Required task: Extract each line of the material that follows exactly and omit its pictures.

Source data:
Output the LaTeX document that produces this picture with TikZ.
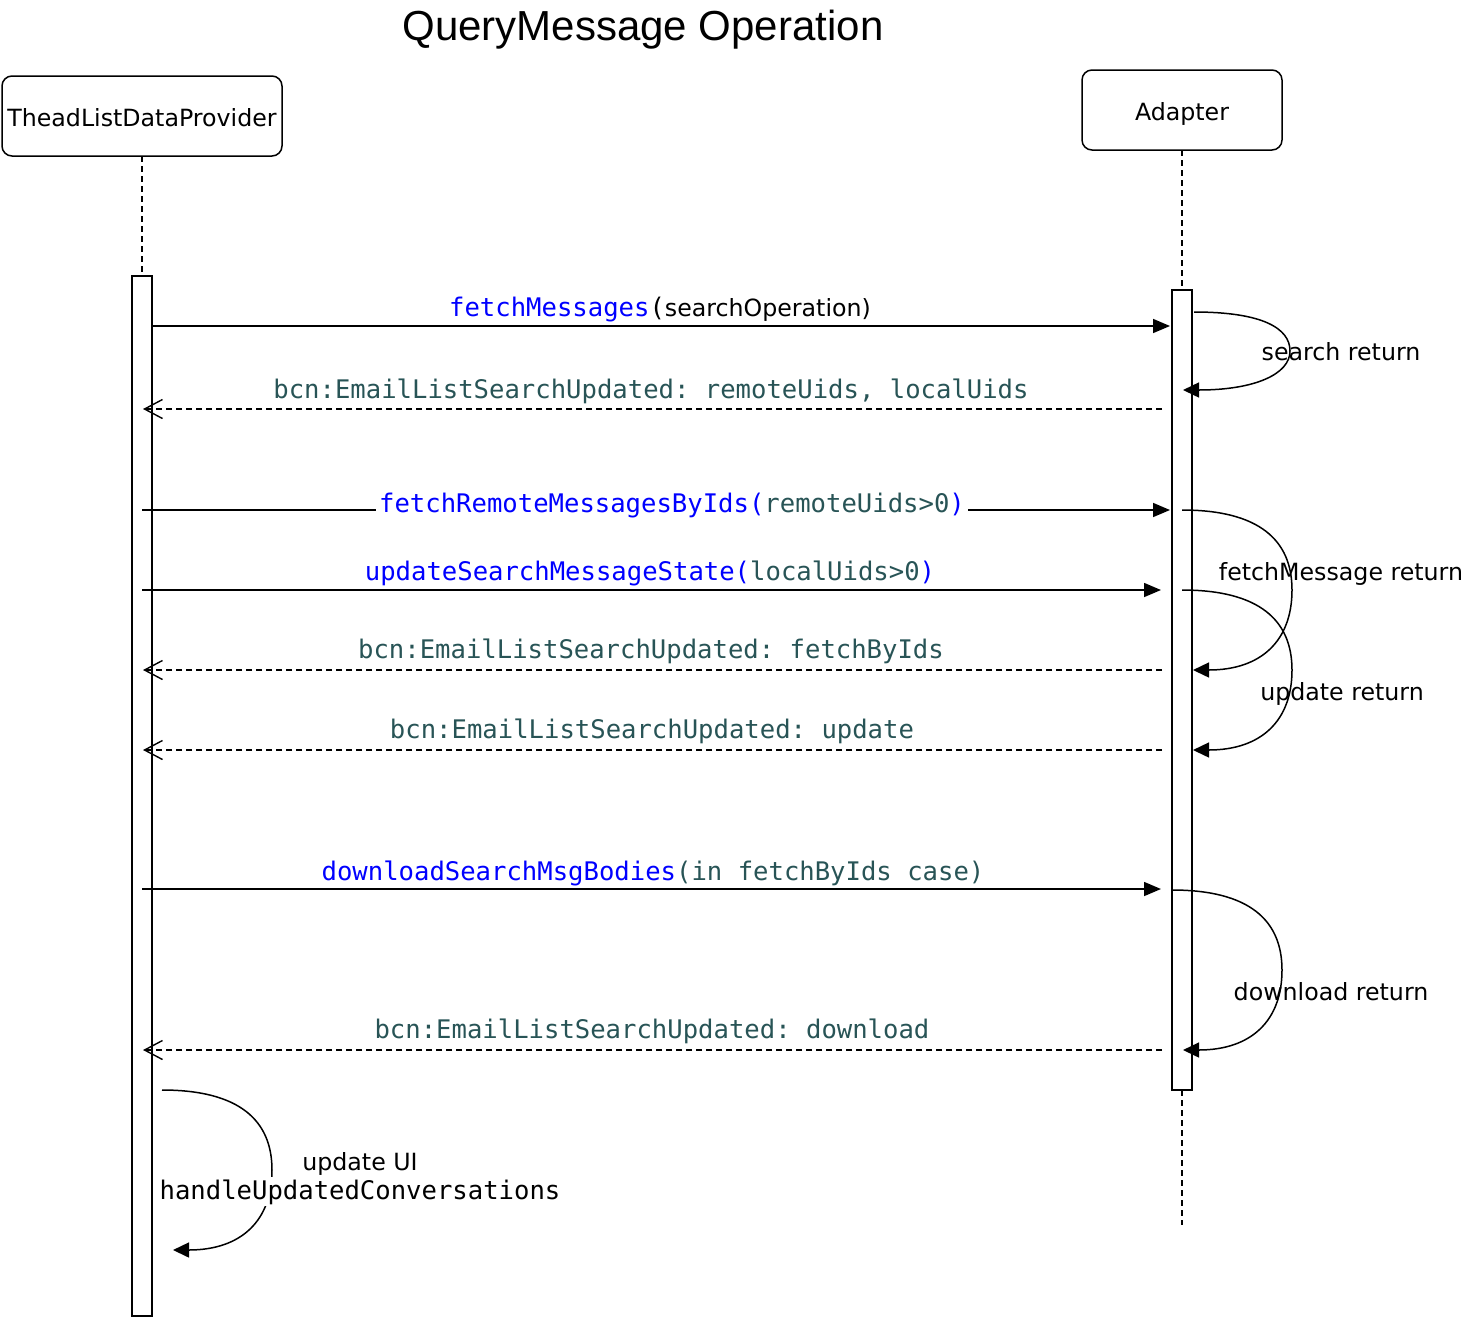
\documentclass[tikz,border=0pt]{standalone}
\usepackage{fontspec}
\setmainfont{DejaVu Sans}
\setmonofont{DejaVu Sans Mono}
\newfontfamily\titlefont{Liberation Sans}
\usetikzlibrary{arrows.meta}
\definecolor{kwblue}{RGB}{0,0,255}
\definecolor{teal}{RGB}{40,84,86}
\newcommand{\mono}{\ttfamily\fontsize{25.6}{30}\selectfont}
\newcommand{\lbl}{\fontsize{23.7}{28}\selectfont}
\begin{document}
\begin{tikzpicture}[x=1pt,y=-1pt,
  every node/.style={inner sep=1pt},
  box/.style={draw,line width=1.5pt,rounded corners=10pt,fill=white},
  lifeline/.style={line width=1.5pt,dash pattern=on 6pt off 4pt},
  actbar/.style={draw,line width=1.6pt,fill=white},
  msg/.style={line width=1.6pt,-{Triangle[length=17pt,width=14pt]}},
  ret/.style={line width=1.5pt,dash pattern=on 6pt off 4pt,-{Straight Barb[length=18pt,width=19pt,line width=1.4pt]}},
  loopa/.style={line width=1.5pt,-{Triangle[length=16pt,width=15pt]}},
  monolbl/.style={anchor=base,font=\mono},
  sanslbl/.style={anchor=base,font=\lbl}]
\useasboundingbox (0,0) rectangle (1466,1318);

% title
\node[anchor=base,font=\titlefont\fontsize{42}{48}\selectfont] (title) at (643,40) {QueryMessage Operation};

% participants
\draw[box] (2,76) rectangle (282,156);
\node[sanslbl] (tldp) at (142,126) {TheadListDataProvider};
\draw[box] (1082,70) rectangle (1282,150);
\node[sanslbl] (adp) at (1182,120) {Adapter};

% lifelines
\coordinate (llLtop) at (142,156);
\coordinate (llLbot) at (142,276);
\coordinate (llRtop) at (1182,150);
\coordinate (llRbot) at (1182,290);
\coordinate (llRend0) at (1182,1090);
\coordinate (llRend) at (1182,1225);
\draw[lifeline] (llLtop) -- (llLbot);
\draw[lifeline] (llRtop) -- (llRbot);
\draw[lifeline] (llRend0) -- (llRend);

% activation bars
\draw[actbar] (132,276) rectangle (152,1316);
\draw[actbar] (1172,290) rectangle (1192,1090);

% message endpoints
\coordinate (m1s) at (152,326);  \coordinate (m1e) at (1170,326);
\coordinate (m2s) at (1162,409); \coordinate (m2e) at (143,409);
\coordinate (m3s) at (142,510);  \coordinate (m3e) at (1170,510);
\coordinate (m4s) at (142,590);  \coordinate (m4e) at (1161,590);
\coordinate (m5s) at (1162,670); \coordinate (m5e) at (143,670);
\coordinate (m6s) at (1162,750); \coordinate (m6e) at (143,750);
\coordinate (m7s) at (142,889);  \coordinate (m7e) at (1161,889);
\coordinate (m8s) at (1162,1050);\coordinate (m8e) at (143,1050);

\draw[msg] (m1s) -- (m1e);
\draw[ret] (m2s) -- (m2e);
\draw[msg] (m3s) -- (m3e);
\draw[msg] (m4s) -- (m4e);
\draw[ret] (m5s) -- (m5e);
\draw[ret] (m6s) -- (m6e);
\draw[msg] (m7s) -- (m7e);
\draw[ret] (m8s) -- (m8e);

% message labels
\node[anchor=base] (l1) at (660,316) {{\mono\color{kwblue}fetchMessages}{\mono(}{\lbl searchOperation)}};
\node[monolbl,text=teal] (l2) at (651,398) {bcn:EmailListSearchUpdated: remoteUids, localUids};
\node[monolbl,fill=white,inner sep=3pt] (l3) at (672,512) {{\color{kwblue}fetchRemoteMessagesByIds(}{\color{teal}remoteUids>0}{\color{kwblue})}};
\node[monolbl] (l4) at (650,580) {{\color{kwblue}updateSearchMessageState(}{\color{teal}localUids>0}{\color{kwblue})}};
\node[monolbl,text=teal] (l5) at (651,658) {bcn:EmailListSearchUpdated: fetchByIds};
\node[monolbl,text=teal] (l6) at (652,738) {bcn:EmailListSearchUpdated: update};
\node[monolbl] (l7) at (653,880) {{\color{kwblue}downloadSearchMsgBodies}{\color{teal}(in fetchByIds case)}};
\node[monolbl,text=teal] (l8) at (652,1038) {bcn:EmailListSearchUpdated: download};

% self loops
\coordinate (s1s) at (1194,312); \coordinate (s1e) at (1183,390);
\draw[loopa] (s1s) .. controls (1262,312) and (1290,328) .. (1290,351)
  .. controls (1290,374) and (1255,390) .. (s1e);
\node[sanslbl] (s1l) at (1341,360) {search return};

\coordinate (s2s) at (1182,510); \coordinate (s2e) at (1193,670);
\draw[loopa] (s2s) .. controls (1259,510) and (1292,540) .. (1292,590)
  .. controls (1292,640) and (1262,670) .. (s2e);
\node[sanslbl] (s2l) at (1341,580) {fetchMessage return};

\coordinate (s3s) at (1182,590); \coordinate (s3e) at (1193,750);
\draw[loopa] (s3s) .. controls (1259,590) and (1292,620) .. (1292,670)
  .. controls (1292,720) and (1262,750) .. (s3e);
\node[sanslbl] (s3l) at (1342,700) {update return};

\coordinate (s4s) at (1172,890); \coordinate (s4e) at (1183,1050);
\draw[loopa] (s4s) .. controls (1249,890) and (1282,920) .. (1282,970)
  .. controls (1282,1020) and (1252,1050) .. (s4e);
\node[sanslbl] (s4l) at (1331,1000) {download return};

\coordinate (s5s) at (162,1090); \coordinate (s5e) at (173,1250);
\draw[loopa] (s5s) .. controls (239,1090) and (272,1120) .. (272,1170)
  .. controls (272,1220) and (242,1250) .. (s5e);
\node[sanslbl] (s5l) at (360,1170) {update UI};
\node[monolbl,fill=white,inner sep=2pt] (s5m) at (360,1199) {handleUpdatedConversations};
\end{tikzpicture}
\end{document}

Result of the task:
Output the LaTeX document that produces this picture with TikZ.
\documentclass[tikz,border=0pt]{standalone}
\usepackage{fontspec}
\setmainfont{DejaVu Sans}
\setmonofont{DejaVu Sans Mono}
\newfontfamily\titlefont{Liberation Sans}
\usetikzlibrary{arrows.meta}
\definecolor{kwblue}{RGB}{0,0,255}
\definecolor{teal}{RGB}{40,84,86}
\newcommand{\mono}{\ttfamily\fontsize{25.6}{30}\selectfont}
\newcommand{\lbl}{\fontsize{23.7}{28}\selectfont}
\begin{document}
\begin{tikzpicture}[x=1pt,y=-1pt,
  every node/.style={inner sep=1pt},
  box/.style={draw,line width=1.5pt,rounded corners=10pt,fill=white},
  lifeline/.style={line width=1.5pt,dash pattern=on 6pt off 4pt},
  actbar/.style={draw,line width=1.6pt,fill=white},
  msg/.style={line width=1.6pt,-{Triangle[length=17pt,width=14pt]}},
  ret/.style={line width=1.5pt,dash pattern=on 6pt off 4pt,-{Straight Barb[length=18pt,width=19pt,line width=1.4pt]}},
  loopa/.style={line width=1.5pt,-{Triangle[length=16pt,width=15pt]}},
  monolbl/.style={anchor=base,font=\mono},
  sanslbl/.style={anchor=base,font=\lbl}]
\useasboundingbox (0,0) rectangle (1466,1318);

% title
\node[anchor=base,font=\titlefont\fontsize{42}{48}\selectfont] (title) at (643,40) {QueryMessage Operation};

% participants
\draw[box] (2,76) rectangle (282,156);
\node[sanslbl] (tldp) at (142,126) {TheadListDataProvider};
\draw[box] (1082,70) rectangle (1282,150);
\node[sanslbl] (adp) at (1182,120) {Adapter};

% lifelines
\coordinate (llLtop) at (142,156);
\coordinate (llLbot) at (142,276);
\coordinate (llRtop) at (1182,150);
\coordinate (llRbot) at (1182,290);
\coordinate (llRend0) at (1182,1090);
\coordinate (llRend) at (1182,1225);
\draw[lifeline] (llLtop) -- (llLbot);
\draw[lifeline] (llRtop) -- (llRbot);
\draw[lifeline] (llRend0) -- (llRend);

% activation bars
\draw[actbar] (132,276) rectangle (152,1316);
\draw[actbar] (1172,290) rectangle (1192,1090);

% message endpoints
\coordinate (m1s) at (152,326);  \coordinate (m1e) at (1170,326);
\coordinate (m2s) at (1162,409); \coordinate (m2e) at (143,409);
\coordinate (m3s) at (142,510);  \coordinate (m3e) at (1170,510);
\coordinate (m4s) at (142,590);  \coordinate (m4e) at (1161,590);
\coordinate (m5s) at (1162,670); \coordinate (m5e) at (143,670);
\coordinate (m6s) at (1162,750); \coordinate (m6e) at (143,750);
\coordinate (m7s) at (142,889);  \coordinate (m7e) at (1161,889);
\coordinate (m8s) at (1162,1050);\coordinate (m8e) at (143,1050);

\draw[msg] (m1s) -- (m1e);
\draw[ret] (m2s) -- (m2e);
\draw[msg] (m3s) -- (m3e);
\draw[msg] (m4s) -- (m4e);
\draw[ret] (m5s) -- (m5e);
\draw[ret] (m6s) -- (m6e);
\draw[msg] (m7s) -- (m7e);
\draw[ret] (m8s) -- (m8e);

% message labels
\node[anchor=base] (l1) at (660,316) {{\mono\color{kwblue}fetchMessages}{\mono(}{\lbl searchOperation)}};
\node[monolbl,text=teal] (l2) at (651,398) {bcn:EmailListSearchUpdated: remoteUids, localUids};
\node[monolbl,fill=white,inner sep=3pt] (l3) at (672,512) {{\color{kwblue}fetchRemoteMessagesByIds(}{\color{teal}remoteUids>0}{\color{kwblue})}};
\node[monolbl] (l4) at (650,580) {{\color{kwblue}updateSearchMessageState(}{\color{teal}localUids>0}{\color{kwblue})}};
\node[monolbl,text=teal] (l5) at (651,658) {bcn:EmailListSearchUpdated: fetchByIds};
\node[monolbl,text=teal] (l6) at (652,738) {bcn:EmailListSearchUpdated: update};
\node[monolbl] (l7) at (653,880) {{\color{kwblue}downloadSearchMsgBodies}{\color{teal}(in fetchByIds case)}};
\node[monolbl,text=teal] (l8) at (652,1038) {bcn:EmailListSearchUpdated: download};

% self loops
\coordinate (s1s) at (1194,312); \coordinate (s1e) at (1183,390);
\draw[loopa] (s1s) .. controls (1262,312) and (1290,328) .. (1290,351)
  .. controls (1290,374) and (1255,390) .. (s1e);
\node[sanslbl] (s1l) at (1341,360) {search return};

\coordinate (s2s) at (1182,510); \coordinate (s2e) at (1193,670);
\draw[loopa] (s2s) .. controls (1259,510) and (1292,540) .. (1292,590)
  .. controls (1292,640) and (1262,670) .. (s2e);
\node[sanslbl] (s2l) at (1341,580) {fetchMessage return};

\coordinate (s3s) at (1182,590); \coordinate (s3e) at (1193,750);
\draw[loopa] (s3s) .. controls (1259,590) and (1292,620) .. (1292,670)
  .. controls (1292,720) and (1262,750) .. (s3e);
\node[sanslbl] (s3l) at (1342,700) {update return};

\coordinate (s4s) at (1172,890); \coordinate (s4e) at (1183,1050);
\draw[loopa] (s4s) .. controls (1249,890) and (1282,920) .. (1282,970)
  .. controls (1282,1020) and (1252,1050) .. (s4e);
\node[sanslbl] (s4l) at (1331,1000) {download return};

\coordinate (s5s) at (162,1090); \coordinate (s5e) at (173,1250);
\draw[loopa] (s5s) .. controls (239,1090) and (272,1120) .. (272,1170)
  .. controls (272,1220) and (242,1250) .. (s5e);
\node[sanslbl] (s5l) at (360,1170) {update UI};
\node[monolbl,fill=white,inner sep=2pt] (s5m) at (360,1199) {handleUpdatedConversations};
\end{tikzpicture}
\end{document}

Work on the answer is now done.